I watched the clouds turn color this morning as the sun rose. The first hint that I should take the time to do so was the burnished glow of the normally white house on the corner, which is visible out the window over the kitchen sink. I wondered if some new street light had been installed that changed the color temperature on that one spot, then I turned my head to the left and caught the tail end of a glistening thin cloud out the corner of the window.
Clearly, it was time to visit the back deck, where the sunrise is more easily visible.
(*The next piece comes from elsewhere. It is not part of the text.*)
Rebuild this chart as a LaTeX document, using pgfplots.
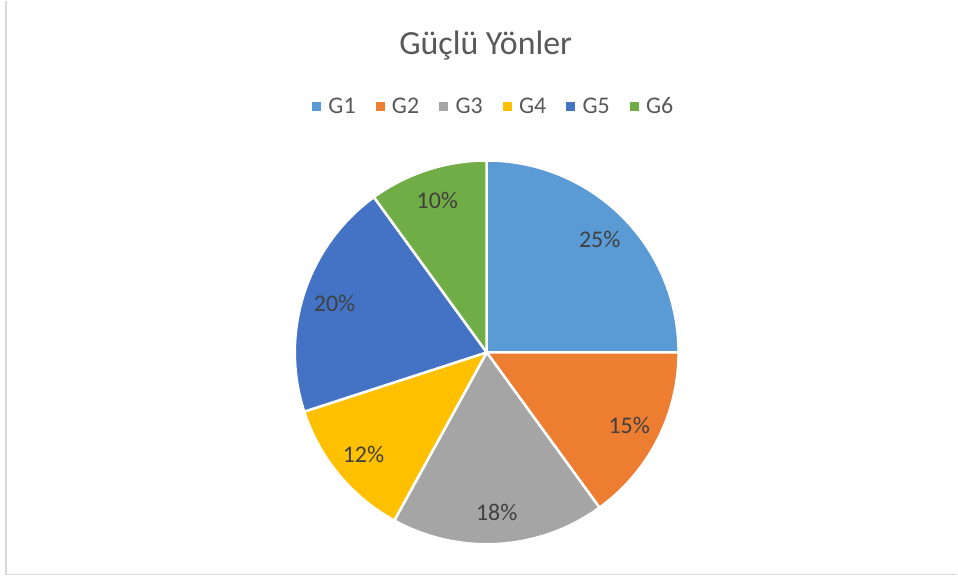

The lower part of the horizon, just visible between the old commissary and the newer bank of 4 brick townhouses, was pale turquoise. The upper sky, much more visible above the roofs of both buildings, was the blue of a newborn baby's eyes. Between those two hues were banks of drifting clouds, first salmon-gold, then the glowing pink of an ice-skater's cheeks, then the restful warm color of a faded pink rose.
The change in color from glorious to satisfied took only a few minutes. Things change so very quickly where sunrises are involved.
A family of squirrels was already up and about as the light rose into the sky, their skitterings and races up and down the large oak tee out back were a vibrant counterpoint to the majestic unveiling of earth to sun. I counted no less than a dozen little furry bodies all a-scamper among the tremendous branches, at first mere silhouettes of frenzied energy, then turning to creatures of three dimensions as twilight gave way to day.
The old oak is a favorite gathering spot for starlings, or grackles, or some other variety of squawking bird that flies in groups of four or five, all swooping and beating their wings in unison. By the time the fur on the squirrels was visible, there was quite a crowd of black birds in the treetops talking amongst themselves. Perhaps they were deciding where to get breakfast. Perhaps they were talking about the previous evening's party. Perhaps they were nattering on about the results of the presidential primaries yesterday, who knows? Whatever they were discussing, it brought in quite a number of participants, all shouting and yelping their two bits.
School buses growled around the neighborhood streets, gathering children at regular intervals. Commuters started up their cars, slamming doors and trunks in preparation. Voices of neighbors and workmen could be heard setting plans for they day as the world woke up.
The fluffy banks of pinkly clouds turned thicker and darker as more minutes ran together. A wind kicked up. There was the smell of rain in the air. Time to go inside and make a pot of coffee. Communion was over.
As the Tiny House filled with the smell of fresh hot java, I decided that even though I'm 45 years old, I've seen far too few sunrises, and more particularly I've seen far too few in the peace of whatever those moments may bring. The ten minutes spent this morning experiencing just this one sunrise were as heartfelt as a prayer, as fulfilling as a thick slice of chocolate cake, and as luxurious as a nap on a warm summer afternoon.
Might be time to make that sort of thing a habit.